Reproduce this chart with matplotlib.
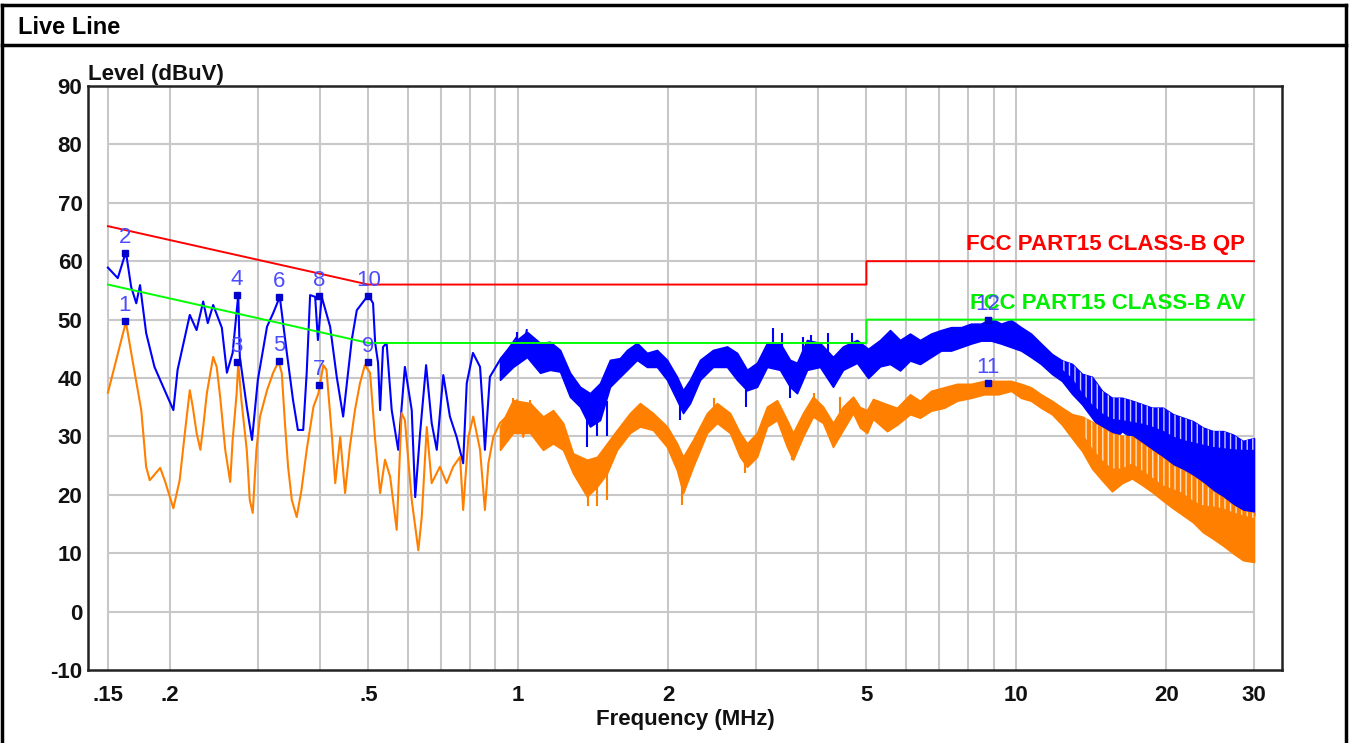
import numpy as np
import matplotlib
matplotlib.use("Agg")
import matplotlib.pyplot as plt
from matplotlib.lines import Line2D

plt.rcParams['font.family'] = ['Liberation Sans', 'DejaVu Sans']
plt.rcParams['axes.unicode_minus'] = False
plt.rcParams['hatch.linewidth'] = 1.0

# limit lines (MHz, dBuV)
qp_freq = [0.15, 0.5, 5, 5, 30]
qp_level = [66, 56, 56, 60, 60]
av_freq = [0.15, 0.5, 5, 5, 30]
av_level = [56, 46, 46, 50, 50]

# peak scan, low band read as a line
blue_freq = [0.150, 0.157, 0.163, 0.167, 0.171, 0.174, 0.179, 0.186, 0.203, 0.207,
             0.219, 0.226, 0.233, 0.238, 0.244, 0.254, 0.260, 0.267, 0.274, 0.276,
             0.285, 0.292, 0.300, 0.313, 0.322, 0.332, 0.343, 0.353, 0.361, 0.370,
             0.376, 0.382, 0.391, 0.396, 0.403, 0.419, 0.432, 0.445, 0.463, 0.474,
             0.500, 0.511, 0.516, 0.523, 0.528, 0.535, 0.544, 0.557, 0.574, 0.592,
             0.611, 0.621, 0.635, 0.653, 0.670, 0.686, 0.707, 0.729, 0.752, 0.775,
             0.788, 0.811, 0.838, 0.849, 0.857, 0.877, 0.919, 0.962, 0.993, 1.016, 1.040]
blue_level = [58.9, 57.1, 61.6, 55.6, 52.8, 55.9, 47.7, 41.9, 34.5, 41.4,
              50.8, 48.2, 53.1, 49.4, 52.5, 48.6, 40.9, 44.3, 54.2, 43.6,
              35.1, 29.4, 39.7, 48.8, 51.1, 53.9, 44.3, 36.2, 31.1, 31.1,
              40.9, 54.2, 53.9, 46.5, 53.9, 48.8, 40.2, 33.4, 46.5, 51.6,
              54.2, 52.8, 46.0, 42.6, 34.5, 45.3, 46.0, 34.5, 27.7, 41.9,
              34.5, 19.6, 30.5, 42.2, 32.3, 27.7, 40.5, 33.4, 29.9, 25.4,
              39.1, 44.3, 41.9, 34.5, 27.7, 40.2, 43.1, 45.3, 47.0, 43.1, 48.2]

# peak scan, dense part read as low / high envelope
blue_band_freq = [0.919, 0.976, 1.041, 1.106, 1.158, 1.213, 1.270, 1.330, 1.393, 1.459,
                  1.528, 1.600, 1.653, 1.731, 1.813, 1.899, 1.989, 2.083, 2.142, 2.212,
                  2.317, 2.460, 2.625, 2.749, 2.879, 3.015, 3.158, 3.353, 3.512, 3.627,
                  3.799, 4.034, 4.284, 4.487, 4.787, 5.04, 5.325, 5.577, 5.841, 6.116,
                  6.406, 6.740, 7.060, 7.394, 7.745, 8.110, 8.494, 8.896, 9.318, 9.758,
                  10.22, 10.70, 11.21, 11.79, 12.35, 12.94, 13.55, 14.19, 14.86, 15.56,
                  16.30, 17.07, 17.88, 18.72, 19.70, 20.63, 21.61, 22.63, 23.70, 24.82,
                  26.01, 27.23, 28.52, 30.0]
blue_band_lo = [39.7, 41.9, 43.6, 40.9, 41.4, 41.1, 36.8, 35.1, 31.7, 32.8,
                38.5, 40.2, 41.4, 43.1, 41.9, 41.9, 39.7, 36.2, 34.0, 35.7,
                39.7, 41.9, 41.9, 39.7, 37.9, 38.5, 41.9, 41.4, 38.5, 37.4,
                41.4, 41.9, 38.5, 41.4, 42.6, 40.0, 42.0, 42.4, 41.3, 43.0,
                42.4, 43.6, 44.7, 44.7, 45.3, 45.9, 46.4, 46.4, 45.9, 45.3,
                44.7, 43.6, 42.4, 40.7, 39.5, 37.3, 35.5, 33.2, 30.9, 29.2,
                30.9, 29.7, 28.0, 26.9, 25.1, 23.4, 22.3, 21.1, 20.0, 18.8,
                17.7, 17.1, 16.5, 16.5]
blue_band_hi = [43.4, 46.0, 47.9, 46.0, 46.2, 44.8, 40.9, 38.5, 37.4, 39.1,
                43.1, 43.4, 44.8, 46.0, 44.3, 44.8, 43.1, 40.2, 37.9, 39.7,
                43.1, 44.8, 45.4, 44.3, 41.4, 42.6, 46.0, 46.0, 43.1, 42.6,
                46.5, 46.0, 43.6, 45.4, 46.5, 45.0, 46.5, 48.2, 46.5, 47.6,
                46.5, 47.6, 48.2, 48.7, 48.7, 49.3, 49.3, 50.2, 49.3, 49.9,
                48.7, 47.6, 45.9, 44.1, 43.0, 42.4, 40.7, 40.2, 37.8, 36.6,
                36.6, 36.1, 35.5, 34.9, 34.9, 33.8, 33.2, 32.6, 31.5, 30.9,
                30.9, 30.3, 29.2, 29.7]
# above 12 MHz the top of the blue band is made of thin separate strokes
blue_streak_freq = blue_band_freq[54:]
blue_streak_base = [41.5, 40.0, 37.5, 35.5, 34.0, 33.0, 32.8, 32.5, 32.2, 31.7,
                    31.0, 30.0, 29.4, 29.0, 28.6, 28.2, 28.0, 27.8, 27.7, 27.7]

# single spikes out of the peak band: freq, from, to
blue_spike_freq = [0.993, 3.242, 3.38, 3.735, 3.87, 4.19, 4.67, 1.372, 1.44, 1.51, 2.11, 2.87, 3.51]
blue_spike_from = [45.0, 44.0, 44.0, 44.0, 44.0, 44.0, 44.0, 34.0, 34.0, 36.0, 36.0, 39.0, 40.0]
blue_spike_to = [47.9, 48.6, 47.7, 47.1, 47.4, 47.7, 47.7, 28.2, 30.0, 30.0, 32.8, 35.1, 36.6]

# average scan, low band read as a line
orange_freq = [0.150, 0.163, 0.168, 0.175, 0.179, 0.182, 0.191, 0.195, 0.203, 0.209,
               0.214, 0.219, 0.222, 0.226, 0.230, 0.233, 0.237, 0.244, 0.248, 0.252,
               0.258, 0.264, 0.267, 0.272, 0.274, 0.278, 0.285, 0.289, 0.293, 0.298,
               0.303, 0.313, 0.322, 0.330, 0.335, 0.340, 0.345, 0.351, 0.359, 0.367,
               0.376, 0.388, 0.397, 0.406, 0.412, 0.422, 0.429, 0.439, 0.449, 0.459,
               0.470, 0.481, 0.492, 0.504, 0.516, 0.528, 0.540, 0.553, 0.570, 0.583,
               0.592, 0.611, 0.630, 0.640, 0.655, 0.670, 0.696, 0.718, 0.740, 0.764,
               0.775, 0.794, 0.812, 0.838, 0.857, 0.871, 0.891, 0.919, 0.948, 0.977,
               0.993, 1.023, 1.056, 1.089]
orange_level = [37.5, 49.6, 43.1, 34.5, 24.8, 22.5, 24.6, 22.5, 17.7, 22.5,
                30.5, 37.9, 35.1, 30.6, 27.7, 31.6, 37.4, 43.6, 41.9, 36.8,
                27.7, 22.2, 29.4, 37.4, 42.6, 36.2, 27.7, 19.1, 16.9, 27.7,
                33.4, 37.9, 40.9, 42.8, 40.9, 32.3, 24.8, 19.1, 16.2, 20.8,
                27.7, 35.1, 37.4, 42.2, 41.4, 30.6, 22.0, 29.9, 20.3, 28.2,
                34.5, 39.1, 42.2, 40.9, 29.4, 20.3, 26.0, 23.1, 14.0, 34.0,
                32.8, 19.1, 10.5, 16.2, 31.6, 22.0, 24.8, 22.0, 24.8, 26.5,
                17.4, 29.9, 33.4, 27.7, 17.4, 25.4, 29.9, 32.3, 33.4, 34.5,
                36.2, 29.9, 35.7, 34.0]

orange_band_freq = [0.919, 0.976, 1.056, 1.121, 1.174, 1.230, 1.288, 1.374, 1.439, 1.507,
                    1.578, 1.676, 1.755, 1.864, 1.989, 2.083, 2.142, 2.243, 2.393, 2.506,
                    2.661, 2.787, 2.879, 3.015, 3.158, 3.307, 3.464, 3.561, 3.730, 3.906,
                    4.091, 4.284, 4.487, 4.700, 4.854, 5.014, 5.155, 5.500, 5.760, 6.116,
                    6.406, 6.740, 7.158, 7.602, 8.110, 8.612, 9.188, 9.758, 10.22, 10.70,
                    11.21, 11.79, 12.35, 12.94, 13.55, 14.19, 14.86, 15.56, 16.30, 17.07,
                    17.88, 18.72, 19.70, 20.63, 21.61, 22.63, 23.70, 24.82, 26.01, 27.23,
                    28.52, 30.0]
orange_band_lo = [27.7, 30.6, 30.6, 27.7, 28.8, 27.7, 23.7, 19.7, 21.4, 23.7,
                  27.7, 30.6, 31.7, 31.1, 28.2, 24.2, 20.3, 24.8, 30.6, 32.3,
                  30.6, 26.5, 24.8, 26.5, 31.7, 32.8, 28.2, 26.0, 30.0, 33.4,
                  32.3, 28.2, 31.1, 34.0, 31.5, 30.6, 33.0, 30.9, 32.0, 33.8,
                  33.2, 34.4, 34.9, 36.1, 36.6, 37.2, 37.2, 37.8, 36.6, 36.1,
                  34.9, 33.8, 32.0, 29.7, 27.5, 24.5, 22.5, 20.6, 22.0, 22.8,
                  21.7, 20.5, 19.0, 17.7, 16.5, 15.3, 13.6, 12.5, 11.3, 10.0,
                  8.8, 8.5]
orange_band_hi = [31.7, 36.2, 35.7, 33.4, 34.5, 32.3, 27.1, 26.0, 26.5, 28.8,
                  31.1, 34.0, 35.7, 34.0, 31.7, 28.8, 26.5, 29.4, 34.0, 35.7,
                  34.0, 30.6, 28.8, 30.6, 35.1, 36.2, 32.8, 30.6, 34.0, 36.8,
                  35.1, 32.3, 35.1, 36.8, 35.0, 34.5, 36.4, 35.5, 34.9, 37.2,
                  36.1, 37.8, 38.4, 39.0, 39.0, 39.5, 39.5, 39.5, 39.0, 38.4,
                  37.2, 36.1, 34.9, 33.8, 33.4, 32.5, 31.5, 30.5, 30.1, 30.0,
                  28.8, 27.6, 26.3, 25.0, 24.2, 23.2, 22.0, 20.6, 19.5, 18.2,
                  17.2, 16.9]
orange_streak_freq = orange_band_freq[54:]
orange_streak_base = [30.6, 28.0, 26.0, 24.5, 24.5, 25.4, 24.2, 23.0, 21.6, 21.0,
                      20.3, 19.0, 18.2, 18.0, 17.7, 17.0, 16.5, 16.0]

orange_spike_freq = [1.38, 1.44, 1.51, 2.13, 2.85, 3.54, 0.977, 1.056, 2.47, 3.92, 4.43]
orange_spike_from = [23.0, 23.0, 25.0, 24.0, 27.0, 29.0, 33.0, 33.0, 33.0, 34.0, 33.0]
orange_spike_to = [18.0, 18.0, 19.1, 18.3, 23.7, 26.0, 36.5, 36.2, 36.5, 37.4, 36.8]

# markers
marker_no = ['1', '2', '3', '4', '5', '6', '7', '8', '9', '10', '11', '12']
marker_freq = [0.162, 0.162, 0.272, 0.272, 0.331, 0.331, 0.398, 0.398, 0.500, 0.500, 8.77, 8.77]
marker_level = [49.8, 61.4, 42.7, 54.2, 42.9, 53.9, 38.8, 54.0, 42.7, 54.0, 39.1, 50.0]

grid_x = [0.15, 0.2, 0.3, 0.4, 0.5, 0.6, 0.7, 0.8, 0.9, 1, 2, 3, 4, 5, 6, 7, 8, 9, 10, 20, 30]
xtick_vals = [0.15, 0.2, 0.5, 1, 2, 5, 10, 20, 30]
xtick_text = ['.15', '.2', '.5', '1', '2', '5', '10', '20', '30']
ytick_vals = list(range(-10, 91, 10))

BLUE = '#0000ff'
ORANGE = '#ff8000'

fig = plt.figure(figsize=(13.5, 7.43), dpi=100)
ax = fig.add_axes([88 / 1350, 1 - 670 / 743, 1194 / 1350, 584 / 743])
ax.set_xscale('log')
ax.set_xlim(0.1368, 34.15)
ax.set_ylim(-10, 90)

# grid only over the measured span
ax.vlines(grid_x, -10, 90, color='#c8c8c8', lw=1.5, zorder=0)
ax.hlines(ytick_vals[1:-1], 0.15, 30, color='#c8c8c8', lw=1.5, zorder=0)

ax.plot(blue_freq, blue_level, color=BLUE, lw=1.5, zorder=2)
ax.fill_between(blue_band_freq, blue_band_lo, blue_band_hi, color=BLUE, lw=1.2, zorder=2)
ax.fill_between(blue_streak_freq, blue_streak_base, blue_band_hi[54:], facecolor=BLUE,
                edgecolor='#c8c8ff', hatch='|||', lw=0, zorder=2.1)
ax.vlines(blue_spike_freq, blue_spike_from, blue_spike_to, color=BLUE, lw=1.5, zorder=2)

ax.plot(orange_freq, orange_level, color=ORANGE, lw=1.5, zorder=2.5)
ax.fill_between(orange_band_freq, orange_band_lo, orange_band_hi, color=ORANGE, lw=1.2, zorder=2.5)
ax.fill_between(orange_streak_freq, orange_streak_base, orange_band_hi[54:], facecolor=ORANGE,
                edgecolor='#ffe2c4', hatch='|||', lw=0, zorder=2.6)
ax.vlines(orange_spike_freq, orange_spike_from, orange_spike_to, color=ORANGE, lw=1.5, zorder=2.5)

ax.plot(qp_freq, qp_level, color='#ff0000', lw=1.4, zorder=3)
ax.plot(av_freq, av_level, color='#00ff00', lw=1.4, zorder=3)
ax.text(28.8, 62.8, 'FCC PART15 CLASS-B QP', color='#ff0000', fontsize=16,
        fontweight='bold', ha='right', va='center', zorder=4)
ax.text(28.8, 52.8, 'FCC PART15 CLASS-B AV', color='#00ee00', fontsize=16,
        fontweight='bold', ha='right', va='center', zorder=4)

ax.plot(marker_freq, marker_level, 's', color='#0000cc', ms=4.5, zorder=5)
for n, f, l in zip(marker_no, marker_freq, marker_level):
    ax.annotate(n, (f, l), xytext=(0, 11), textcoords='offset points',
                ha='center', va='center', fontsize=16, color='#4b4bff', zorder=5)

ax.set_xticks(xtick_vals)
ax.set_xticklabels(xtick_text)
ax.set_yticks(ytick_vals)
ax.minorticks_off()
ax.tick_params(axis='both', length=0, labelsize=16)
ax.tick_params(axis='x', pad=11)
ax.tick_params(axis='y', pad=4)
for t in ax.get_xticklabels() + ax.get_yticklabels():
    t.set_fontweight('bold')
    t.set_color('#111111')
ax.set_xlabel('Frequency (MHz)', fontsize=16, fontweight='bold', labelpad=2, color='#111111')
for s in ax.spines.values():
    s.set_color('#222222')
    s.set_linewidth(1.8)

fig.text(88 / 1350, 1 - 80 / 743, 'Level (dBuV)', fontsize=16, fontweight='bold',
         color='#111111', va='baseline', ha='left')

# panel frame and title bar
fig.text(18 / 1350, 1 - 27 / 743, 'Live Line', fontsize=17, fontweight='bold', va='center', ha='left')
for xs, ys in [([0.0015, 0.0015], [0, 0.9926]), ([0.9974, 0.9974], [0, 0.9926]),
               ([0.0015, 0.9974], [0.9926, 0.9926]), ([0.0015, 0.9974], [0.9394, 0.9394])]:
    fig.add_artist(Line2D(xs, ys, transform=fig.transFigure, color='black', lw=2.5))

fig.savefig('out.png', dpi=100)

------------------------------

What is needed — From the first line above down to the line with "from matplotlib.lines import Line2D", reproduce every line and no others, omitting pictures.

Full solution —
Reproduce this chart with matplotlib.
import numpy as np
import matplotlib
matplotlib.use("Agg")
import matplotlib.pyplot as plt
from matplotlib.lines import Line2D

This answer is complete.